Still 7 years is pretty long for two players to be on a MLB team together like Mantle and Maris.

I'm old enough to recall Maris playing for the Cardinals, he helped them win the 1967 NL with his clutch hitting. They almost won again in '68 with Maris' help, losing a heartbreaking 7 game WS to Detroit.  Then Maris retired, and yes he left us way too soon. 

Mancini and Means, the new M+M boys, I like it. 

I remember Maris being important to the Cards then, too, but I also remember wondering how much of it was left-over reverence from his earlier career. He did have a very good 1967 World Series. He was credited for lending a calm presence to the club (veteranosity), contributing some clutch hits, and playing a solid, intelligent RF. But he was no longer a home run threat (already in his age 31 and 32 seasons) and only got 720 ABs (14 HRs) across the two campaigns.

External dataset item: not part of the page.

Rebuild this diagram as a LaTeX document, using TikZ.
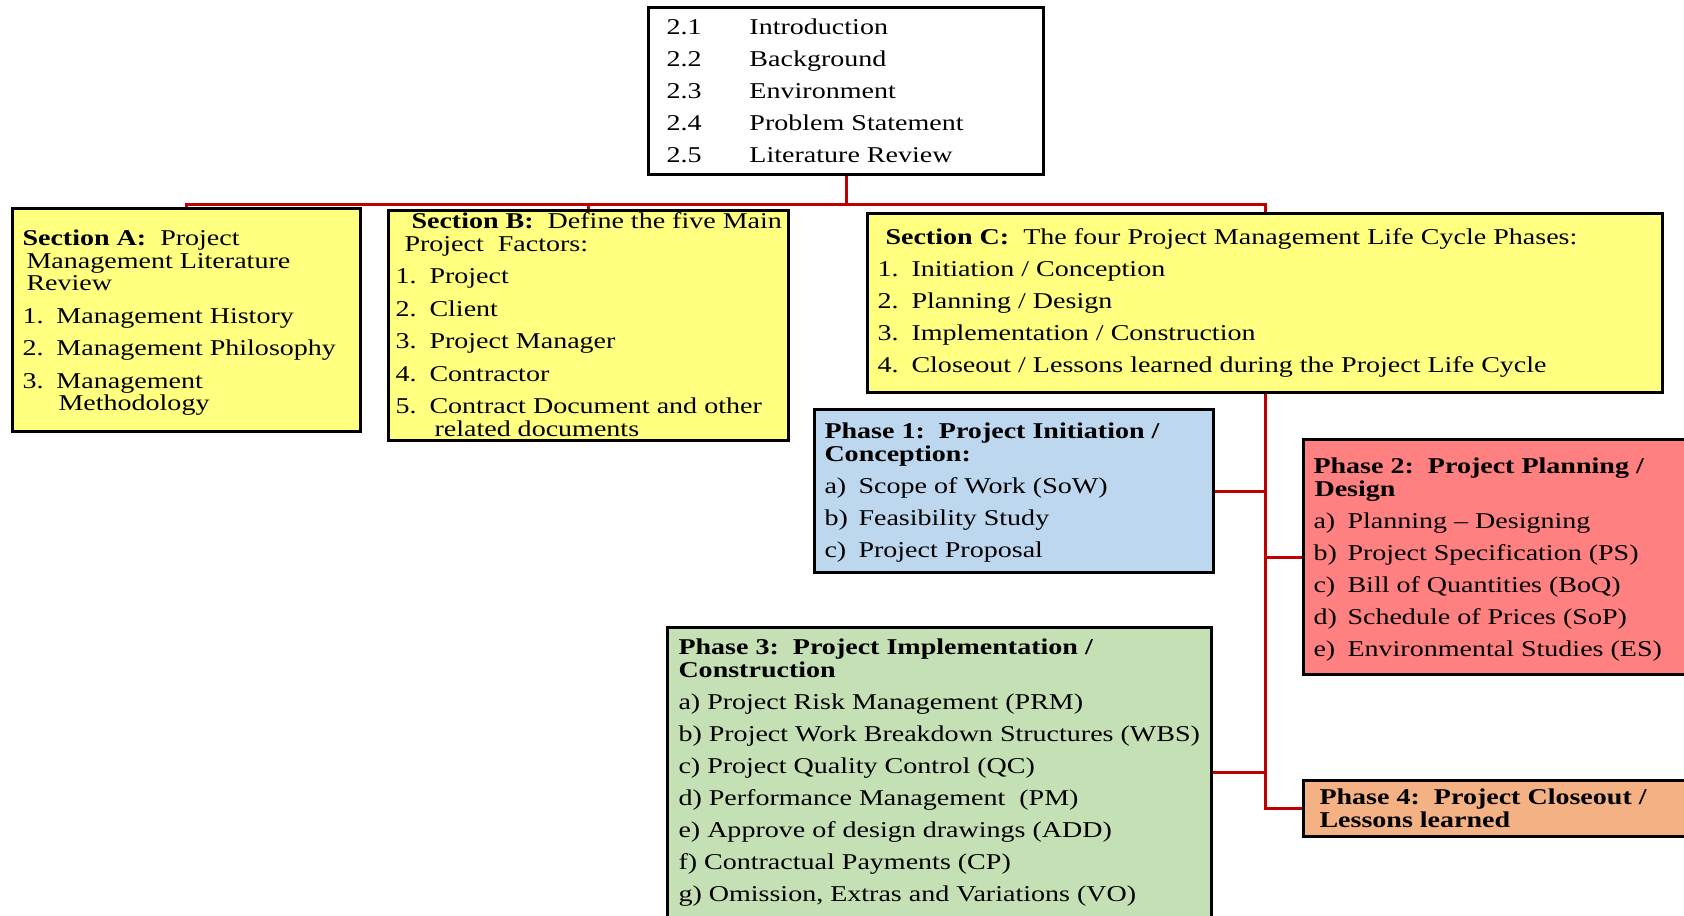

I started watching ball just as the Yankee heros were getting injured a lot and fading. B&W broadcasts from Yankee Stadium on a tiny GE television felt like I was witnessing a baseball zombie drama staged in a crumbling coliseum. Mantle limping down the first base line, Mel Stottlemyre losing 20 games, Whitey Ford nearing the end, Al Downing walking lots of batters, what was so great about Bobby Richardson and Clete Boyer, etc. The O's were a lot more exciting and likeable.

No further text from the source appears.